With the South Carolina primary up next on the political calendar, presidential campaigns are currently focused on the Palmetto State. But many Asian-American organizers are already looking beyond South Carolina, turning their attention, instead, to Nevada — a state where Asian Americans wield more political clout.
In an interview with NBC News, Ninio Fetalvo, the press secretary of Asian Pacific American engagement for the Republican National Committee (RNC), said the GOP believes the Asian-Amercan vote in Nevada can make a difference.
“APAs are not a monolithic group, and as we’ve seen in the 2014 election, where Republicans won 50 percent of the Asian vote, Asian Americans come out to support our candidates when the Republican Party engages them in their communities,” Fetalvo said. “We hope to expand on our gains in 2014 to ensure all APAs have the ability to achieve the American Dream.”
According to the 2010 U.S. Census, 8.3 percent of Nevada’s population identifies as Asian American and Pacific Islander, compared to 5.4 percent of the population in the United States. The Nevada community makes up over 134,000 eligible voters — 7.3 percent of the state’s electorate, based on data from AAPI Data and APIAVote.

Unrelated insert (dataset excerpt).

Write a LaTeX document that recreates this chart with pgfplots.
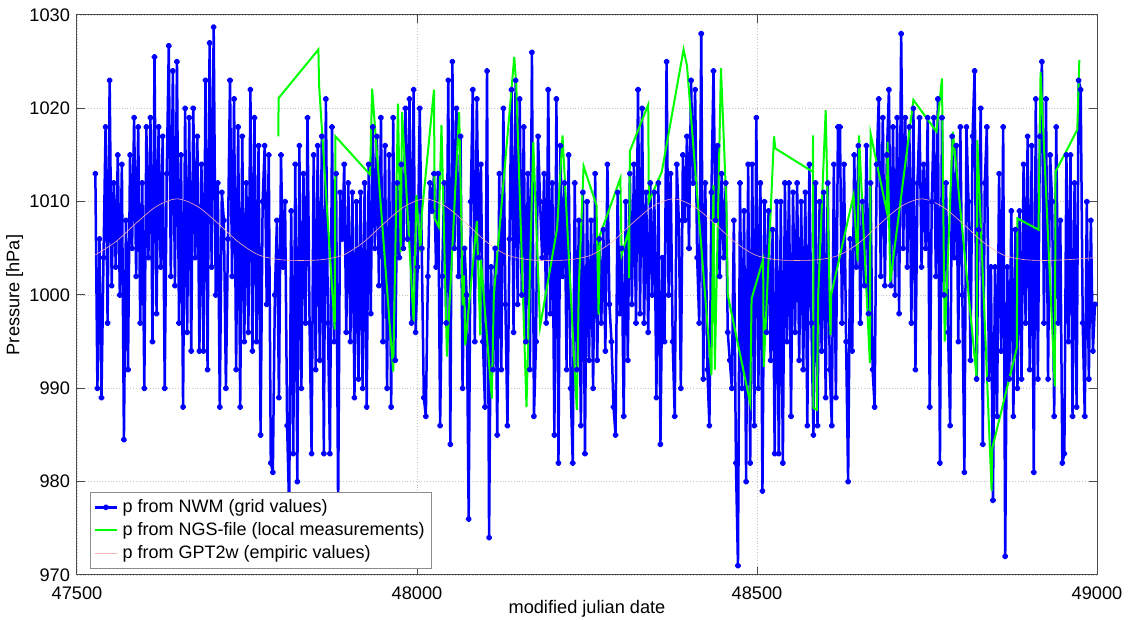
\documentclass[border=0pt]{standalone}
\usepackage{fontspec}
\setmainfont{Liberation Sans}
\usepackage{pgfplots}
\pgfplotsset{compat=1.18}
\usepackage{pgfplotstable}
\definecolor{nwmblue}{rgb}{0,0,1}
\definecolor{ngsgreen}{rgb}{0,1,0}
\definecolor{gptpink}{rgb}{1,0.7,0.7}

\pgfplotstableread{
x y
47527 1013
47530 990
47533 1006
47536 989
47539 1004
47542 1018
47545 997
47548 1023
47551 1001
47554 1012
47557 1003
47560 1015
47563 1000
47566 1014
47569 984.5
47572 1008
47575 992
47578 1015
47581 1005
47584 1019
47587 1002
47590 1018
47593 997
47596 1012
47599 990
47602 1018
47605 1004
47608 1019
47611 995
47614 1025.5
47617 998
47620 1018
47623 1003
47626 1017
47629 990
47632 1013
47635 1026.7
47638 1002
47641 1024
47644 1001
47647 1025
47650 997
47653 1015
47656 988
47659 1020
47662 996
47665 1019
47668 994
47671 1020
47674 1004
47677 1017
47680 994
47683 1014
47686 994
47689 1023
47692 992
47695 1027
47698 1003
47701 1028.7
47704 1000
47707 1012
47710 988
47713 1011
47716 1008
47719 990
47722 1006
47725 1023
47728 1002
47731 1021
47734 992
47737 1018
47740 988
47743 1017
47746 995
47749 1012
47752 996
47755 1022
47758 994
47761 1019
47764 995
47767 1016
47770 985
47773 1010
47776 1016
47779 999
47782 1015
47785 982
47788 981
47791 1000
47794 1008
47797 989
47800 1015
47803 1003
47806 1010
47809 986
47812 977
47815 1009
47818 983
47821 1014
47824 980
47827 1016
47830 990
47833 1013
47836 997
47839 1019
47842 997
47845 983
47848 1015
47851 992
47854 1016
47857 993
47860 1017
47863 983
47866 1021
47869 997
47872 983
47875 1018
47878 995
47881 1013
47884 977
47887 1011
47890 1006
47893 1014
47896 996
47899 1012
47902 995
47905 1011
47908 989
47911 1010
47914 991
47917 1011
47920 990
47923 1012
47926 988
47929 1014
47932 998
47935 1018
47938 1005
47941 1017
47944 1001
47947 1019
47950 995
47953 1016
47956 990
47959 1015
47962 988
47965 1019
47968 993
47971 1012
47974 1004
47977 1014
47980 1005
47983 1020
47986 1006
47989 1021
47992 997
47995 1022
47998 996
48001 1003
48004 1020
48007 1005
48010 989
48013 987
48016 1002
48019 1012
48022 1009
48025 1013
48028 1003
48031 1013
48034 986
48037 1002
48040 1012
48043 997
48046 1023
48049 984
48052 1025
48055 1005
48058 1020
48061 1002
48064 1017
48067 990
48070 1005
48073 1000
48076 976
48079 1010
48082 1022
48085 995
48088 1021
48091 1004
48094 1014
48097 995
48100 988
48103 1024
48106 974
48109 1003
48112 992
48115 1005
48118 985
48121 1013
48124 992
48127 1020
48130 999
48133 986
48136 1006
48139 1022
48142 996
48145 1023
48148 999
48151 1021
48154 1000
48157 1018
48160 995
48163 1013
48166 992
48169 1026
48172 987
48175 995
48178 1017
48181 1010
48184 1004
48187 1013
48190 997
48193 1022
48196 998
48199 1012
48202 985
48205 1021
48208 982
48211 1016
48214 1002
48217 1012
48220 992
48223 1015
48226 990
48229 982
48232 1012
48235 992
48238 1008
48241 986
48244 1011
48247 983
48250 1010
48253 993
48256 1008
48259 990
48262 1013
48265 993
48268 1006
48271 997
48274 1007
48277 994
48280 1014
48283 999
48286 995
48289 988
48292 985
48295 1011
48298 998
48301 1005
48304 987
48307 1010
48310 993
48313 1013
48316 999
48319 1014
48322 997
48325 1022
48328 998
48331 1020
48334 997
48337 1011
48340 996
48343 1012
48346 1000
48349 1011
48352 989
48355 1012
48358 984
48361 1004
48364 995
48367 1025
48370 1000
48373 1013
48376 995
48379 987
48382 1014
48385 1008
48388 990
48391 1015
48394 1008
48397 1017
48400 1005
48403 1023
48406 1012
48409 1022
48412 1004
48415 997
48418 1028
48421 991
48424 1012
48427 992
48430 986
48433 1011
48436 1024
48439 1008
48442 1016
48445 1002
48448 1013
48451 1004
48454 1012
48457 996
48460 993
48463 990
48466 1008
48469 982
48472 971
48475 1012
48478 990
48481 1009
48484 980
48487 1014
48490 982
48493 1014
48496 986
48499 1019
48502 990
48505 1012
48508 979
48511 1010
48514 996
48517 1009
48520 993
48523 1007
48526 983
48529 1010
48532 983
48535 1010
48538 982
48541 1012
48544 995
48547 1012
48550 987
48553 1011
48556 996
48559 1012
48562 993
48565 1010
48568 992
48571 1011
48574 986
48577 1014
48580 997
48583 985
48586 1012
48589 986
48592 1010
48595 994
48598 1011
48601 989
48604 1012
48607 992
48610 986
48613 1014
48616 989
48619 1018
48622 1018
48625 997
48628 1014
48631 995
48634 980
48637 1006
48640 994
48643 1015
48646 1003
48649 1016
48652 997
48655 1010
48658 1001
48661 1016
48664 998
48667 1012
48670 992
48673 988
48676 1014
48679 1021
48682 1002
48685 1019
48688 1001
48691 1015
48694 1022
48697 1001
48700 1018
48703 1000
48706 1019
48709 998
48712 1028
48715 1005
48718 1019
48721 1003
48724 1018
48727 997
48730 1020
48733 992
48736 1012
48739 1019
48742 1003
48745 1014
48748 1005
48751 1019
48754 988
48757 1010
48760 1019
48763 1002
48766 1021
48769 982
48772 1019
48775 1000
48778 1012
48781 996
48784 986
48787 1017
48790 1004
48793 1016
48796 995
48799 1018
48802 1000
48805 981
48808 1018
48811 1010
48814 993
48817 1017
48820 1024
48823 991
48826 1007
48829 1020
48832 984
48835 1012
48838 1018
48841 991
48844 1003
48847 978
48850 1003
48853 987
48856 1013
48859 994
48862 1018
48865 972
48868 1003
48871 991
48874 1009
48877 987
48880 1007
48883 990
48886 1009
48889 991
48892 1014
48895 997
48898 1017
48901 992
48904 1016
48907 981
48910 1021
48913 991
48916 1017
48919 1025
48922 997
48925 1021
48928 991
48931 1015
48934 1010
48937 987
48940 1018
48943 997
48946 1008
48949 982
48952 983
48955 1015
48958 995
48961 1015
48964 987
48967 1012
48970 988
48973 1023
48976 1022
48979 997
48982 987
48985 1010
48988 991
48991 1008
48994 994
48997 999
}\tabNWM

\pgfplotstableread{
x y
47796 1017.0
47796.5 1021.1
47855 1026.3
47856 1022.5
47879 996.3
47880 1017.0
47931 1012.9
47934 1022.1
47965 991.8
47972 1020.5
47976 1004.6
47978 1019.6
47995 997.1
47999 1010.7
48005 1004.6
48007 1008.6
48025 1022.0
48026 1008.2
48032 1007.3
48036 1018.2
48044 993.4
48062 1019.6
48065 1008.9
48067 998.9
48069 1002.1
48071 994.6
48088 1007.9
48093 995.7
48094 1003.8
48110 988.9
48113 1000.0
48143 1025.5
48146 1022.5
48161 988.0
48171 1016.4
48181 996.6
48206 1007.1
48214 1017.1
48235 987.7
48238 1001.0
48245 1013.8
48264 1009.6
48267 997.9
48269 1006.4
48299 1012.5
48301 1004.3
48311 1006.8
48312 1001.8
48313 1015.4
48340 1020.4
48341 1010.0
48360 1013.2
48392 1026.3
48397 1024.6
48433 991.4
48436 1011.8
48438 992.0
48447 1024.3
48455 1009.6
48457 1000.0
48490 988.4
48492 999.6
48509 1003.8
48510 992.3
48525 1017.0
48527 1015.7
48582 1013.2
48582.5 1017.1
48583 987.9
48588 987.7
48590 1000.0
48601 1019.8
48608 995.7
48609 1000.0
48642 1010.7
48648 1003.6
48650 1017.1
48666 992.7
48667 1017.3
48691 1008.9
48692 1016.4
48696 1001.4
48730 1020.9
48764 1017.5
48772 1023.2
48776 995.0
48788 1017.5
48823 991.1
48824 1016.6
48845 979.0
48846 983.6
48882 994.3
48883 1008.2
48914 1007.0
48917 1023.9
48938 990.2
48939 1013.2
48971 1017.7
48974 1025.2
}\tabNGS

\pgfplotstableread{
x y
47527 1004.3
47557 1005.7
47587 1007.7
47617 1009.5
47647 1010.3
47677 1009.5
47707 1007.7
47737 1005.7
47767 1004.3
47797 1003.8
47829 1003.7
47862 1003.8
47892 1004.3
47922 1005.7
47952 1007.7
47982 1009.5
48012 1010.3
48042 1009.5
48072 1007.7
48102 1005.7
48132 1004.3
48162 1003.8
48194 1003.7
48227 1003.8
48257 1004.3
48287 1005.7
48317 1007.7
48347 1009.5
48377 1010.3
48407 1009.5
48437 1007.7
48467 1005.7
48497 1004.3
48527 1003.8
48559 1003.7
48592 1003.8
48622 1004.3
48652 1005.7
48682 1007.7
48712 1009.5
48742 1010.3
48772 1009.5
48802 1007.7
48832 1005.7
48862 1004.3
48892 1003.8
48924 1003.7
48960 1003.8
48997 1004.0
}\tabGPT

\begin{document}
\begin{tikzpicture}
\useasboundingbox (-38.5pt,-22.5pt) rectangle (526pt,287.5pt);
\begin{axis}[
  scale only axis,
  width=510pt, height=280pt,
  xmin=47500, xmax=49000, ymin=970, ymax=1030,
  scaled ticks=false,
  xtick={47500,48000,48500,49000},
  xticklabels={47500,48000,48500,49000},
  ytick={970,980,990,1000,1010,1020,1030},
  yticklabels={970,980,990,1000,1010,1020,1030},
  tick align=inside,
  major tick length=4pt,
  grid=major,
  grid style={densely dotted, gray!45, line width=0.4pt},
  axis line style={black!70, line width=0.5pt},
  tick style={black!70, line width=0.5pt},
  ticklabel style={font=\fontsize{9.1}{11}\selectfont},
  xticklabel style={yshift=-2.5pt},
  label style={font=\fontsize{9.1}{11}\selectfont},
  xlabel={modified julian date},
  ylabel={Pressure [hPa]},
  xlabel style={at={(axis description cs:0.5,-0.061)}, anchor=center},
  ylabel style={at={(axis description cs:-0.061,0.5)}, anchor=center},
  legend style={at={(0.0127,0.011)}, anchor=south west, draw=black!45,
    line width=0.4pt, font=\fontsize{9}{11}\selectfont,
    inner sep=1.5pt, row sep=-0.5pt, fill=white},
  legend cell align=left,
  legend image code/.code={\draw[mark repeat=2,mark phase=2,#1] plot coordinates {(0cm,0cm) (0.2cm,0cm) (0.4cm,0cm)};},
]
\addplot[color=nwmblue, line width=1.25pt, line join=round, mark=*, mark size=0.95pt, mark options={solid}] table[x=x,y=y]{\tabNWM};
\addlegendentry{p from NWM (grid values)}
\addplot[color=ngsgreen, line width=1pt, no markers] table[x=x,y=y]{\tabNGS};
\addlegendentry{p from NGS-file (local measurements)}
\addplot[color=gptpink, line width=0.3pt, smooth, no markers] table[x=x,y=y]{\tabGPT};
\addlegendentry{p from GPT2w (empiric values)}
\end{axis}
\end{tikzpicture}
\end{document}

But the Nevada caucuses, to be held on Feb. 20 for Democrats and Feb. 23 for Republicans, can represent challenges for Asian-American voters who may be unfamiliar with caucusing, and therefore intimidated by the process.
That’s the reason why the Republican National Committee’s dedicated outreach team began its engagement effort in Nevada with mock caucus trainings.
Fetalvo said the RNC engagement operation began in 2013, but geared up last summer with the launch of the Republican Leadership Initiative to recruit AAPI grassroots organizers. In Nevada specifically, the RNC met with groups like the Asian American Republicans of Nevada, the Las Vegas Asian Chamber of Commerce, and Filipino veterans groups.
“It’s important that the GOP engages all groups, so that no voter is left behind,” Fetalvo said. “The RNC continues to lead the charge in engaging APA voters in Nevada, where the DNC has continued to take our APA communities for granted.”
But that opinion is contrary to Rozita Lee’s, a longtime Democrat.
Born in Maui 81 years ago, Lee is a prominent member of the state’s more than 135,000-strong Filipino community, the largest Asian-American population in the state. For 18 years, Lee was the owner and lead performer of a Polynesian dance and entertainment group that appeared regularly on the Las Vegas Strip, and it was her prowess as a community leader that landed her a spot on the White House Commission on Asian Americans and Pacific Islanders from 2010 to 2014.
Lee said she’s noticed the Democrats haven’t been as strong on the ground in Nevada, but that that’s about to change.
“They’re really starting to put money in here now so we can hire people to do some work,” Lee told NBC News. She said was asked on Wednesday to coordinate with the AAPI Victory Fund, a super PAC dedicated to increasing civic engagement in the Asian-American community.
Already in her grassroots efforts doing voter registration, Lee said she’s noticed national trends playing out in Nevada.
“The Filipinos I talk to are saying, ‘We like Trump,'” Lee said. “They say he has the money, nobody can tell him what to do, he’s seems to be honest, he’s his own person, and I say, ‘Really?’ That’s surprising.”
At a Democratic mock caucus in early February, Lee said she noticed young people, especially women, were attracted to the message of Democratic presidential candidate Sen. Bernie Sanders.
“I asked this young woman how she got to Bernie’s side instead of Hillary’s side, and she said, ‘They actually called me and met with me face-to-face and no one on the Clinton side did,'” Lee said. “So they went with Sanders, and they especially like his free education idea.”
Voter contact has been previously identified as an unmet need. In 2012, a post-election survey found that 74 percent of Pacific Islanders and 69 percent of Asian Americans received no direct contact about the election.
No matter who the Asian-American electorate backs, Lee said she’s happy to see more people engaged in the process. She hopes Asian Americans will take advantage of a mock caucus training led by APIAVote, which is scheduled for Feb. 17.
Understanding how a caucus works and the time commitment is important, Lee said, adding that the commitment can be a turn-off that impacts turn-out.
“I know for a fact there are many Asians who have not gone to the first caucus in 2008 and are hesitant now. That’s why we’re holding mock caucuses,” Lee said. She also mentioned that just under two dozen people showed up for a Democratic mock caucus on Monday. She’s hoping for at least double or triple the turnout for the APIAVote training.
Vida Chan Lin, who is helping to organize the APIAVote effort in Nevada next week, told NBC News that even she has problems with the caucus process (Lin is American-born) and can understand how intimidating it can be to recent immigrants and new voters who may have language difficulties.
“It’s simple, but still quite complicated. You can be overwhelmed,” she said. “It makes education the most important thing.”